One of the founders of the storytelling circle I belong to, TALES Strathcona, was Helen Lavender. Helen told many sorts of stories, but now and then she would relate stories of her own life, often beginning with how she came to Alberta as a baby in a Bennett Buggy during the early 1930s. Another thing that she spoke of only once or twice, but that really stuck in my mind, was a certain couple who were neighbours and friends of her family when she was a young child, living in rural Alberta. This couple was very elderly: I have it in my head that she said they were both about a hundred years old, but I am not absolutely sure I remember that detail correctly. The detail I am sure I remember right is that they were both just thirteen years old when they ran away from slavery together, and came to Alberta on the underground railroad. They homesteaded together, working hard to create a new life for themselves. Helen remembered them as kind, welcoming people, still very much in love with one another.
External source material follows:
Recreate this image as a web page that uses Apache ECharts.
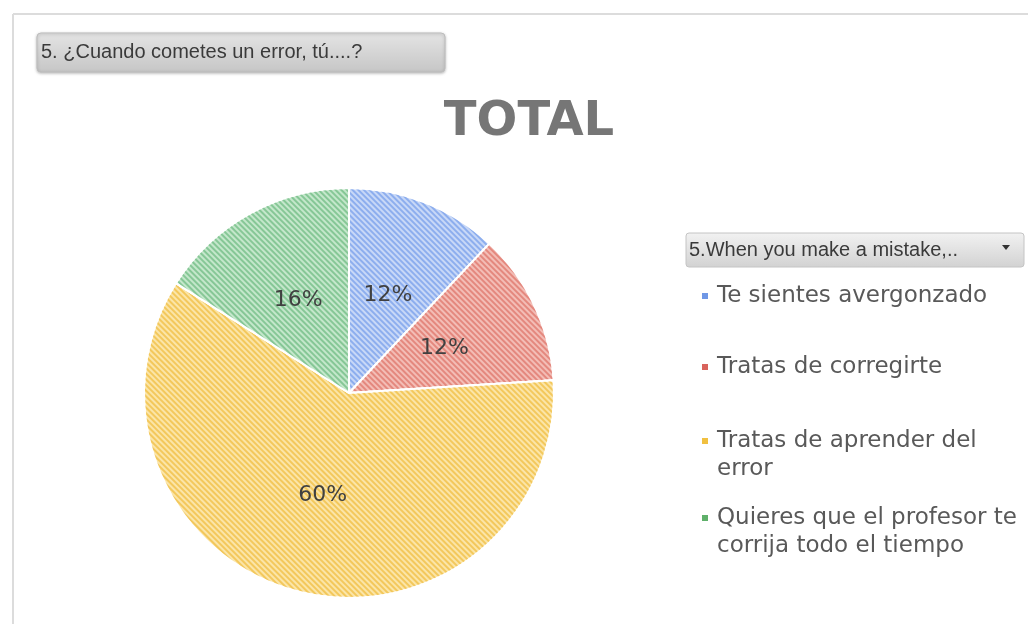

I think most modern people would feel that thirteen is too young to decide to spend the rest of your life with someone. But you can't apply ordinary rules to something like this. In a better world the two of them would have had time to grow up in security and freedom and leave such decisions for later years. They did not have that privilege. They had the courage to take a chance on a better life together, and they were able to build that life here in our province. I think it is a part of our history that is worth remembering.